The goal of this project is to train students to identify, extract, and organize data embedded in scientific figures and reuse it for large-scale data analysis and AI modeling to enable better materials design.
Concrete is the most widely used manufactured material shaping modern society, yet its material design remains largely empirical and often suboptimal, leading to excessive CO2 emissions (~9% global anthropogenic emissions) and unnecessary material costs. While data-driven approaches are becoming increasingly popular, their use in concrete materials design is limited by the lack of large, well-organized datasets. At the same time, a vast amount of valuable information already exists in the figures and plots of scientific papers but is rarely extracted or reused. Leveraging this underutilized data is an important step toward data-driven and intelligent concrete materials design.

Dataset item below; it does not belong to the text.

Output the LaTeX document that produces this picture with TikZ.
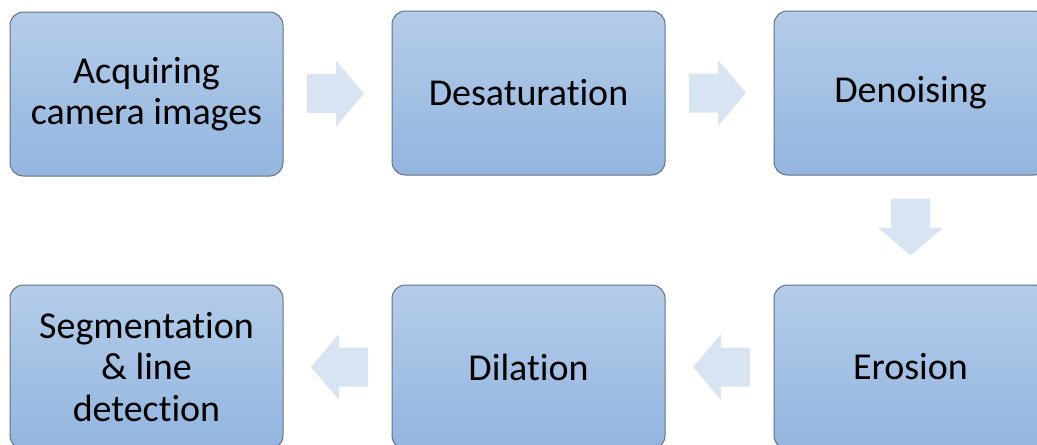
\documentclass[tikz,border=0pt]{standalone}
\usepackage{fontspec}
\setmainfont{Carlito}[Ligatures=NoCommon]
\usetikzlibrary{calc}
\definecolor{boxtop}{HTML}{B4CCE9}
\definecolor{boxbottom}{HTML}{93B5DF}
\definecolor{boxedge}{HTML}{66707E}
\definecolor{arrowfill}{HTML}{D9E4F3}
\begin{document}
\begin{tikzpicture}[x=0.75pt,y=-0.75pt,
  stage/.style={rectangle, rounded corners=10pt, draw=boxedge, line width=0.75pt,
    top color=boxtop, bottom color=boxbottom,
    minimum width=204.75pt, minimum height=123pt, align=center, inner sep=0pt,
    font=\fontsize{28.5}{31}\selectfont, text=black},
  flow arrow/.pic={
    \fill[arrowfill] (-28.5,-19.5) -- (0.5,-19.5) -- (0.5,-33) -- (28.5,0)
      -- (0.5,33) -- (0.5,19.5) -- (-28.5,19.5) -- cycle;}
]
\useasboundingbox (0,0) rectangle (1037,444);
\clip (0,0) rectangle (1037,444);

% processing stages
\node[stage] (acq)      at (146.5,94)  {Acquiring\\camera images};
\node[stage] (desat)    at (528.5,93)  {Desaturation};
\node[stage] (denoise)  at (910.5,93)  {Denoising};
\node[stage] (erosion)  at (910.5,367) {Erosion};
\node[stage] (dilation) at (528.5,367) {Dilation};
\node[stage] (segment)  at (146.5,367) {Segmentation\\\&~line\\detection};

% block arrows between consecutive stages
\pic at ($(acq.east)!0.5!(desat.west)+(-2,0)$) {flow arrow};
\pic at ($(desat.east)!0.5!(denoise.west)+(-2,0)$) {flow arrow};
\pic[rotate=-90] at ($(denoise.south)!0.5!(erosion.north)+(0,-3)$) {flow arrow};
\pic[rotate=180] at ($(erosion.west)!0.5!(dilation.east)+(2,0)$) {flow arrow};
\pic[rotate=180] at ($(dilation.west)!0.5!(segment.east)+(2,0)$) {flow arrow};
\end{tikzpicture}
\end{document}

With close mentorship and step-by-step guidance, the student will:
- Learn how to find, read, and understand scientific papers, with a focus on interpreting figures and graphs
- Gain a foundational understanding of concrete materials, including composition, processing, and performance
- Practice extracting numerical data from published figures and organizing it into clean, structured datasets
- Use beginner-friendly programming and visualization tools (e.g., Python) to explore basic trends and patterns in the data
- Be introduced to how modern AI tools, including large language models and simple machine learning methods, are used in materials research
- Assist in building components of a larger data-extraction and analysis workflow The project is structured with clear milestones and frequent mentoring, allowing students with no prior research experience to build confidence, technical skills, and independence over the summer. Expected Outcomes
- Contribution to an ongoing research effort developing a large concrete materials database
- Opportunity for co-authorship on journal papers or conference presentations
- Strong preparation for graduate school or careers in engineering, data science, or AI
- Potential continuation as a research assistant beyond the summer
Potential skills gained: By participating in this project, students will gain:
- Experience reading and understanding scientific papers, with an emphasis on interpreting figures and graphs
- Foundational knowledge of concrete materials and how composition and processing influence performance
- Hands-on practice extracting numerical data from plots and organizing it into structured datasets
- Introductory programming skills for data analysis and visualization (e.g., Python)
- Experience working with real research data, including data cleaning and basic exploratory analysis
- An introduction to how data-driven methods and artificial intelligence are used in materials and engineering research
- Understanding of the research process, including problem formulation, data collection, and iterative analysis
- Improved critical thinking, attention to detail, and scientific communication skills
- Confidence working in a research environment and collaborating with mentors and peers.
Required qualifications:
- Required skills: No prior research experience is required. An interest in learning programming and working with data is expected. Curiosity, motivation, and a willingness to learn are more important than prior technical background.
Direct mentor: Faculty/P.I., Post-doctorate